The Democratic Republic of Congo (DRC) recently marked a significant moment in its political history with the inauguration of President Félix Tshisekedi for a second term on January 20, 2024. This grand event took place at the Stade des Martyrs in Kinshasa, witnessed by a crowd of approximately 80,000 people, including over two dozen African leaders, signaling a moment of unity and regional interest.
President Tshisekedi’s re-election, confirmed by the DRC’s Constitutional Court, came after securing 73.34% of the votes, as verified by the Independent National Electoral Commission (CENI). His oath of office was a commitment to the Congolese people, emphasizing his dedication to the nation’s unity, interests, and security. The President pledged to uphold the Constitution and other laws, protect the country’s independence and territorial integrity, and prioritize the general welfare while maintaining peace.
The inauguration ceremony was not just a formality but a vibrant display of the DRC’s cultural and military heritage. The event featured military honors, troop inspections by the Chief of Staff of the Armed Forces of the DRC, and the transfer of state symbols by the Constitutional Court. The President’s inaugural address laid out his five-year plan, focusing on job creation through entrepreneurship, inflation control, currency stabilization, national security, economic diversification, access to basic services, and public service efficiency. Highlighting his priorities, Tshisekedi stressed on connecting remote areas, agricultural product transformation, and urban sanitation.
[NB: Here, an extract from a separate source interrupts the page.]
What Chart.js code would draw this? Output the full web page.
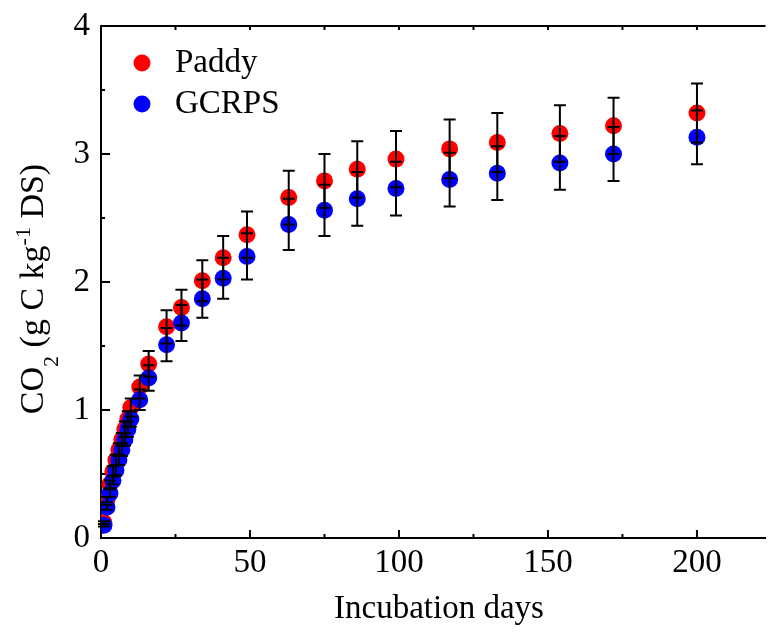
<!DOCTYPE html>
<html>
<head>
<meta charset="utf-8">
<title>CO2 incubation</title>
<script src="https://cdn.jsdelivr.net/npm/chart.js@4"></script>
<style>
  html, body { margin: 0; padding: 0; background: #fff; overflow: hidden; }
</style>
</head>
<body>
<canvas id="chart" width="774" height="632"></canvas>
<script>
// incubation days
const days = [1, 2, 3, 4, 5, 6, 7, 8, 9, 10, 13, 16, 22, 27, 34, 41, 49, 63, 75, 86, 99, 117, 133, 154, 172, 200];

// cumulative CO2 (g C kg-1 DS)
const paddy = [0.12, 0.30, 0.42, 0.52, 0.61, 0.69, 0.77, 0.85, 0.93, 1.02, 1.18, 1.36, 1.65, 1.80, 2.01, 2.19, 2.37, 2.66, 2.79, 2.88, 2.96, 3.04, 3.09, 3.16, 3.22, 3.32];
const paddyErr = [0.01, 0.02, 0.03, 0.04, 0.04, 0.05, 0.05, 0.06, 0.06, 0.07, 0.09, 0.10, 0.13, 0.14, 0.16, 0.17, 0.18, 0.21, 0.21, 0.22, 0.22, 0.23, 0.23, 0.22, 0.22, 0.23];
const gcrps = [0.10, 0.24, 0.35, 0.45, 0.53, 0.61, 0.69, 0.77, 0.85, 0.93, 1.08, 1.25, 1.51, 1.68, 1.87, 2.03, 2.20, 2.45, 2.56, 2.65, 2.73, 2.80, 2.85, 2.93, 3.00, 3.13];
const gcrpsErr = [0.01, 0.02, 0.03, 0.03, 0.04, 0.04, 0.05, 0.05, 0.06, 0.06, 0.08, 0.10, 0.13, 0.14, 0.15, 0.16, 0.18, 0.20, 0.20, 0.21, 0.21, 0.21, 0.21, 0.21, 0.21, 0.21];

const seriesNames = ["Paddy", "GCRPS"];
const xTicks = [0, 50, 100, 150, 200];
const xMinor = [25, 75, 125, 175];
const yTicks = [0, 1, 2, 3, 4];
const yMinor = [0.5, 1.5, 2.5, 3.5];

const serif = "'Liberation Serif', 'Times New Roman', serif";

function pts(ys) {
  return days.map((d, i) => ({ x: d, y: ys[i] }));
}

function noPad(s) {
  s.paddingLeft = 0; s.paddingRight = 0; s.paddingTop = 0; s.paddingBottom = 0;
}

// error bars, ticks, legend and axis titles
const extras = {
  id: "extras",
  afterDatasetsDraw(chart) {
    const ctx = chart.ctx;
    const x = chart.scales.x, y = chart.scales.y;
    ctx.save();
    ctx.strokeStyle = "#000";
    ctx.lineWidth = 2;
    [[paddy, paddyErr], [gcrps, gcrpsErr]].forEach(([vals, errs]) => {
      vals.forEach((v, i) => {
        const px = x.getPixelForValue(days[i]);
        const top = y.getPixelForValue(v + errs[i]);
        const bot = y.getPixelForValue(v - errs[i]);
        ctx.beginPath();
        ctx.moveTo(px, top); ctx.lineTo(px, bot);
        ctx.moveTo(px - 6, top); ctx.lineTo(px + 6, top);
        ctx.moveTo(px - 6, bot); ctx.lineTo(px + 6, bot);
        ctx.stroke();
      });
    });
    ctx.restore();
  },
  afterDraw(chart) {
    const ctx = chart.ctx;
    const x = chart.scales.x, y = chart.scales.y;
    const a = chart.chartArea;
    ctx.save();
    ctx.strokeStyle = "#000";
    ctx.lineWidth = 2;
    ctx.beginPath();
    // top frame line
    ctx.moveTo(a.left - 1, a.top); ctx.lineTo(a.right, a.top);
    // inward ticks
    xTicks.forEach(v => {
      const p = x.getPixelForValue(v);
      ctx.moveTo(p, a.bottom); ctx.lineTo(p, a.bottom - 8);
      ctx.moveTo(p, a.top); ctx.lineTo(p, a.top + 4);
    });
    xMinor.forEach(v => {
      const p = x.getPixelForValue(v);
      ctx.moveTo(p, a.bottom); ctx.lineTo(p, a.bottom - 4);
      ctx.moveTo(p, a.top); ctx.lineTo(p, a.top + 4);
    });
    yTicks.forEach(v => {
      const p = y.getPixelForValue(v);
      ctx.moveTo(a.left, p); ctx.lineTo(a.left + 9, p);
    });
    yMinor.forEach(v => {
      const p = y.getPixelForValue(v);
      ctx.moveTo(a.left, p); ctx.lineTo(a.left + 4, p);
    });
    ctx.stroke();

    // legend
    ctx.fillStyle = "#000";
    ctx.font = "33px " + serif;
    ctx.textBaseline = "alphabetic";
    chart.data.datasets.forEach((ds, i) => {
      const cy = 63 + i * 41;
      ctx.fillStyle = ds.backgroundColor;
      ctx.beginPath();
      ctx.arc(142, cy, 8.5, 0, Math.PI * 2);
      ctx.fill();
      ctx.fillStyle = "#000";
      ctx.fillText(ds.label, 175, cy + 9);
    });

    // x title
    ctx.textAlign = "center";
    ctx.fillText("Incubation days", 439, 618);

    // y title with sub- and superscript
    const parts = [
      { t: "CO", s: 34, dy: 0 },
      { t: "2", s: 22, dy: 15 },
      { t: " (g C kg", s: 34, dy: 0 },
      { t: "-1", s: 22, dy: -13 },
      { t: " DS)", s: 34, dy: 0 }
    ];
    let total = 0;
    parts.forEach(p => { ctx.font = p.s + "px " + serif; p.w = ctx.measureText(p.t).width; total += p.w; });
    ctx.translate(43, 289);
    ctx.rotate(-Math.PI / 2);
    ctx.textAlign = "left";
    let cx = -total / 2;
    parts.forEach(p => {
      ctx.font = p.s + "px " + serif;
      ctx.fillText(p.t, cx, p.dy);
      cx += p.w;
    });
    ctx.restore();
  }
};

new Chart(document.getElementById("chart").getContext("2d"), {
  type: "scatter",
  data: {
    datasets: [
      {
        label: seriesNames[0],
        data: pts(paddy),
        backgroundColor: "#ff0000",
        borderWidth: 0,
        pointRadius: 8.5,
        pointHoverRadius: 8.5,
        order: 2
      },
      {
        label: seriesNames[1],
        data: pts(gcrps),
        backgroundColor: "#0000ff",
        borderWidth: 0,
        pointRadius: 8.5,
        pointHoverRadius: 8.5,
        order: 1
      }
    ]
  },
  options: {
    responsive: false,
    animation: false,
    layout: { padding: { top: 26, right: 0, left: 0, bottom: 0 } },
    plugins: { legend: { display: false }, tooltip: { enabled: false } },
    scales: {
      x: {
        type: "linear",
        min: 0,
        max: 223,
        afterFit: s => { s.height = 94; noPad(s); },
        afterBuildTicks: s => { s.ticks = xTicks.map(v => ({ value: v })); },
        ticks: { font: { family: serif, size: 33 }, color: "#000", padding: 6, maxRotation: 0, includeBounds: false },
        grid: { display: false, drawTicks: false },
        border: { display: true, color: "#000", width: 2 }
      },
      y: {
        min: 0,
        max: 4,
        afterFit: s => { s.width = 101; noPad(s); },
        afterBuildTicks: s => { s.ticks = yTicks.map(v => ({ value: v })); },
        ticks: { font: { family: serif, size: 33 }, color: "#000", padding: 11 },
        grid: { display: false, drawTicks: false },
        border: { display: true, color: "#000", width: 2 }
      }
    }
  },
  plugins: [extras]
});
</script>
</body>
</html>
He also acknowledged the challenges ahead, including security concerns, regional integration, climate change, and destructive ideologies.
The notable absences of Rwandan President Paul Kagame and Ugandan President Yoweri Museveni, due to regional tensions related to accusations of supporting the M23 rebellion, marked the event. However, the presence of the Burundian President, recognized for military assistance to the DRC against M23 and Rwanda Defense Forces, and the South African President, representing a country contributing troops to the SADC’s peace restoration mission, was warmly received.
In his electoral campaign, President Tshisekedi had taken a firm stance against Rwandan President Paul Kagame, controversially comparing him to Adolf Hitler over alleged expansionist ambitions in the DRC. He vowed a similar downfall for Kagame, especially in light of the ongoing conflicts in regions like Bukavu, troubled by armed groups such as the M23, reportedly backed by Kigali. Tshisekedi’s strong rhetoric against the Congo River Alliance, a politico-military movement led by Corneille Naanga in collaboration with M23, highlighted the security threats in the region.
President Tshisekedi’s resolve to defend the DRC against foreign aggression, particularly the Rwandan aggression “under the guise of M23,” showcases his commitment to safeguarding the nation’s rich resources, especially in the eastern region. His assertive stance signals a readiness to confront challenges, affirming that Rwanda could be impacted without deploying ground troops in case of skirmishes by the Congo River Alliance.